╭─ GIVEN INFORMATION

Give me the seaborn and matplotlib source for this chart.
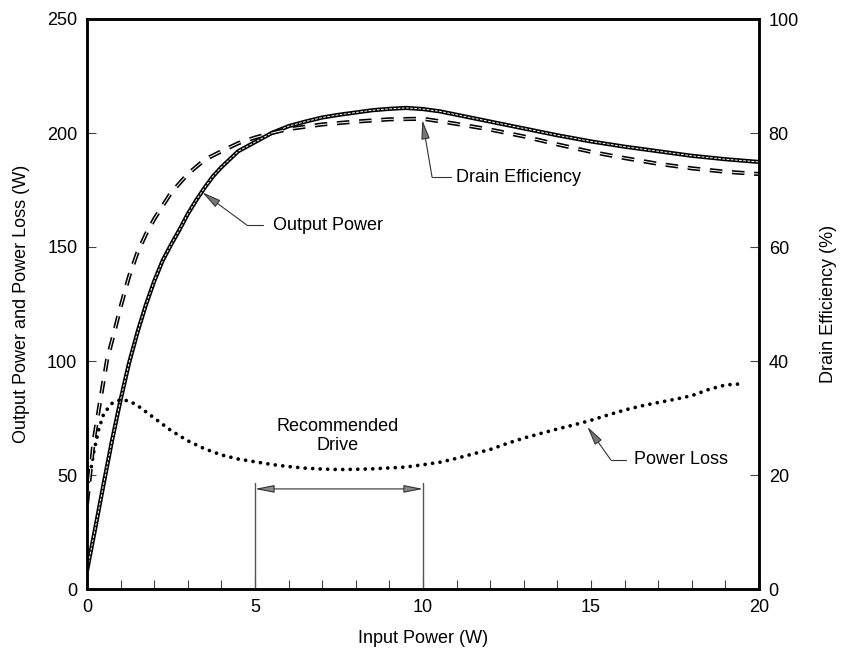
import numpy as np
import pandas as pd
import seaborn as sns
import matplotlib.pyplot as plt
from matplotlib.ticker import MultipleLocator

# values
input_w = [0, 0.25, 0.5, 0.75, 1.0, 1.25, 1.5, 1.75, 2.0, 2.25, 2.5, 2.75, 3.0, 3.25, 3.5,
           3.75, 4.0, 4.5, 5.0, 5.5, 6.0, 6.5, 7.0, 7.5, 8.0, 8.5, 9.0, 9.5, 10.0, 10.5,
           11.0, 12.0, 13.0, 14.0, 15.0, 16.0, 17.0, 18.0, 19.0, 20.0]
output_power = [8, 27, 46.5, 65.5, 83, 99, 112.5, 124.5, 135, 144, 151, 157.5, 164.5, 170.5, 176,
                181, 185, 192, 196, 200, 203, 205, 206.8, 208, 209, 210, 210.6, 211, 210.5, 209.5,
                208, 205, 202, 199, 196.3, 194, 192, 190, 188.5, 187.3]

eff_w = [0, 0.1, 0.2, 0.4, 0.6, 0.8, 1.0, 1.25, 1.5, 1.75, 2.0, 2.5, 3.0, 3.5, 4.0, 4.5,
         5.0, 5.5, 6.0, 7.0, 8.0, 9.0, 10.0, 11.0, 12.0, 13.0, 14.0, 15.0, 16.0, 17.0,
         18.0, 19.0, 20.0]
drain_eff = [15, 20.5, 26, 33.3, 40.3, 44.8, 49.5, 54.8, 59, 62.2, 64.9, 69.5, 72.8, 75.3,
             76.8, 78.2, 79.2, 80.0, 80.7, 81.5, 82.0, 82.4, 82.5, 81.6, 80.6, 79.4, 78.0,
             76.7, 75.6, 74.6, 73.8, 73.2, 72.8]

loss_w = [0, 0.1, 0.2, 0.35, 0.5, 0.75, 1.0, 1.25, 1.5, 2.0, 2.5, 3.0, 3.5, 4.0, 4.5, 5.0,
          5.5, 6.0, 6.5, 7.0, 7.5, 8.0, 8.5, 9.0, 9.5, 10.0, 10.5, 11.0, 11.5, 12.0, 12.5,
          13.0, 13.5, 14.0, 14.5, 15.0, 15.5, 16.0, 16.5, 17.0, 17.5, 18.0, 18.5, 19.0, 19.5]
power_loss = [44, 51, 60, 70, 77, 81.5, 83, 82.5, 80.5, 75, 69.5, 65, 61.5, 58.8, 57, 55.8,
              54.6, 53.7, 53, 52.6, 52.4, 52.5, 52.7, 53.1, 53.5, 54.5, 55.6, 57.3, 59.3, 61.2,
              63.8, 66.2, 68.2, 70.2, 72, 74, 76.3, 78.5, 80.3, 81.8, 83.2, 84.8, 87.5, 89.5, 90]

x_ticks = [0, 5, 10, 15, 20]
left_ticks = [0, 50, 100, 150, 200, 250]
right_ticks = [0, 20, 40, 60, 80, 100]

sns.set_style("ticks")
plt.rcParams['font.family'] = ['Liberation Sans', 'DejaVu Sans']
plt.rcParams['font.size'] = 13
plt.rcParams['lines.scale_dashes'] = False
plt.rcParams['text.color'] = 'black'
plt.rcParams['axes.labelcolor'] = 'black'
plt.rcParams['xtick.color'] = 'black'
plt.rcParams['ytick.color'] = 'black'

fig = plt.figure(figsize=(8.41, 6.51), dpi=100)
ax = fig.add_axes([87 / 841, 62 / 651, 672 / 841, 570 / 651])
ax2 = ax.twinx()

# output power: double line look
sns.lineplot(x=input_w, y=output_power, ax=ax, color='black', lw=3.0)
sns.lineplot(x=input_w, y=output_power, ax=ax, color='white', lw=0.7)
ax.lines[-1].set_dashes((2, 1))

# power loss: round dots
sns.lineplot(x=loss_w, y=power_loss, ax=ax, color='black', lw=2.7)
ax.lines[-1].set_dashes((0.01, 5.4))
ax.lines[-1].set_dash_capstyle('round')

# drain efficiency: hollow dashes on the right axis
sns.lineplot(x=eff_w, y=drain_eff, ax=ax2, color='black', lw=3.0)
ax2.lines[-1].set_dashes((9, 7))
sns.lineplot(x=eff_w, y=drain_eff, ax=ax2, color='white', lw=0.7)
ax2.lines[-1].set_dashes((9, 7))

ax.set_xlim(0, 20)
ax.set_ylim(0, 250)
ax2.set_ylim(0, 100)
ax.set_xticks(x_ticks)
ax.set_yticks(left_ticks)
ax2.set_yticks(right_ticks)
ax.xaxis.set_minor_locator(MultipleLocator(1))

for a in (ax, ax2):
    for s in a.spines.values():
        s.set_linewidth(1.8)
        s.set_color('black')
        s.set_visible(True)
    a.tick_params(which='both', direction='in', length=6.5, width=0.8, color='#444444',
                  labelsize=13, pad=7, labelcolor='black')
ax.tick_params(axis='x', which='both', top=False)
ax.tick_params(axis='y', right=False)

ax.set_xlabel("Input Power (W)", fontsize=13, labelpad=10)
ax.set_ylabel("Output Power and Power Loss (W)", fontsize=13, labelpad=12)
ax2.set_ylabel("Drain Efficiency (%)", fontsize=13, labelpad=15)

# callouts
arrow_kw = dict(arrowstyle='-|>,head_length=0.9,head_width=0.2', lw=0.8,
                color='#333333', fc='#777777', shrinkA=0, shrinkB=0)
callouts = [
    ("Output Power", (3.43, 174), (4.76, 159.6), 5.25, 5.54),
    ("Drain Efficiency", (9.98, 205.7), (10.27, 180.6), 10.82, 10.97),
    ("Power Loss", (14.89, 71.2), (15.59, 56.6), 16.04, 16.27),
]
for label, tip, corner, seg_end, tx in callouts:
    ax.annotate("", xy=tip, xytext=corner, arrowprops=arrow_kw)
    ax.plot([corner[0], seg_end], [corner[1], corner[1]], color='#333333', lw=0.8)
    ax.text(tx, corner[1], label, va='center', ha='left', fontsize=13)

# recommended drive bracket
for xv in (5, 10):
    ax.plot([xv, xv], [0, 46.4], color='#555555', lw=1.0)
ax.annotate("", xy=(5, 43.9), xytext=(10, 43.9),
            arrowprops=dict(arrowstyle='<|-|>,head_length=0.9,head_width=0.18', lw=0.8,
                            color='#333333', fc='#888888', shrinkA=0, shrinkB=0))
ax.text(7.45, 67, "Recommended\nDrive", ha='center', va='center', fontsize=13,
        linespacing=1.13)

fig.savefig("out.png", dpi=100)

╰─

◆ **REQUIRED TASK**:
Up to and including the line with "from matplotlib.ticker import MultipleLocator", copy the data above from its first line. Skip pictures.

◆ **EXERCISE ANSWER**:
Give me the seaborn and matplotlib source for this chart.
import numpy as np
import pandas as pd
import seaborn as sns
import matplotlib.pyplot as plt
from matplotlib.ticker import MultipleLocator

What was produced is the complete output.